Intelligence Community’s Grand IT Plan Still Working Out ‘Pain Points’
The initiative is in the midst of converging multiple networks – all tied to various legal authorities – into a single network.
The 17 agencies that today make up the intelligence community once acted separately, serving as unique silos of technology, information and resources.
That isn’t the case anymore under the Intelligence Community Information Technology Enterprise, or IC-ITE (pronounced “eyesight”), which is moving its constituent agencies to a shared services model that places the focus on intelligence collaboration rather than competition.
The intelligence community began laying the foundation for IC-ITE in 2012 and boasts several high-profile shared services successes to date, including the creation of a commercial cloud computing infrastructure through Amazon Web Services that links each IC agency.
Yet, IC-ITE is still new and “working through pain points,” according to Cathy Johnston, director for IC ITE and digital transformation at the Defense Intelligence Agency. Speaking Thursday at the Intelligence and National Security Summit, IC-ITE’s top official said the initiative is in the midst of converging multiple networks – all tied to various legal authorities – into a single network.
IC-ITE “will change our ability to share data, answer questions and allow us to answer questions at scale leveraging big data methodologies,” Johnston said. “It’s an incredible, exciting and wonderful opportunity, but as anybody who has done convergence on the commercial side, it is never easy to converge anything, particularly 16 separate networks and authorities. It will take a while to achieve.”

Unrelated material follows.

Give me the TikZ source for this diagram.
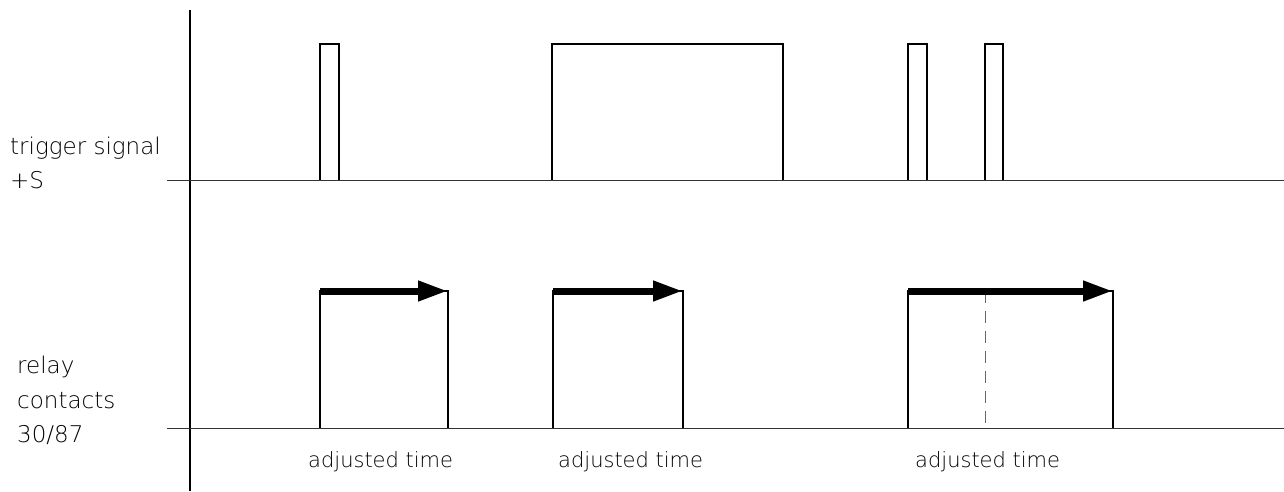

The potential is worth the wait, Johnston said. The intelligence failures that allowed the Sept. 11, 2001, terrorist attacks to unfold did not occur because of insufficient information; they stemmed from a lack of sharing it. IC-ITE allows intelligence community components better views at each other’s data and efforts.
Johnston said it would also allow the intelligence community to leverage “nontraditional sources” of information, especially important in today’s world where large public data sets – like social media feeds – can provide vital intelligence data.
“It’s going to allow us to re-imagine a world more like the world you’re living on the outside experiencing with your iPhone every day,” Johnston said, citing a crowdsourcing effort that helped aid military forces following the Nepal earthquake in April. Volunteers sifted through commercial imagery to determine where infrastructure damage was worst in Nepal. That information then helped dictate where first responders directed their early efforts.
“Things that would have taken us months to do as the IC, we could leverage the crowd and make a difference to victims in Nepal in a way that was inconceivable before, within days,” Johnston said. “Those are the kinds of opportunities out there – those kinds of more creative thinking of how to leverage the power of nontraditional sources.”
Johnston warned that IC-ITE must converge – or at least tightly couple – with the Defense Department’s Joint Information Environment.
“As we move down the IC-ITE path, we have to ensure tactical users retain benefits we have gained and learned over the past 15 years,” Johnston said. “That has to be managed carefully throughout (DOD) and the IC.”
IC-ITE and JIE operating in parallel figures will be key in addressing some of the yet-unsolved modern warfare challenges.
“How do we deliver intelligence on a smartphone to a troop in the middle of nowhere and give him a picture to enable his operation, whatever that might be?” asked Gregg Potter, deputy director of the National Security Agency’s Signals Intelligence Directorate. “We need to be delivering intelligence to tactical consumers in a different way.”
Popper took his question further, from the battlefield to the White House.
“In the Beltway, we’re still doing the morning brief,” Potter said. “We should be delivering intelligence on-demand with technology that allows us to do business in this room here or 30,000 feet in the air. The technology exists, we’ve got to be able to pay for it and deliver it to folks who need it.”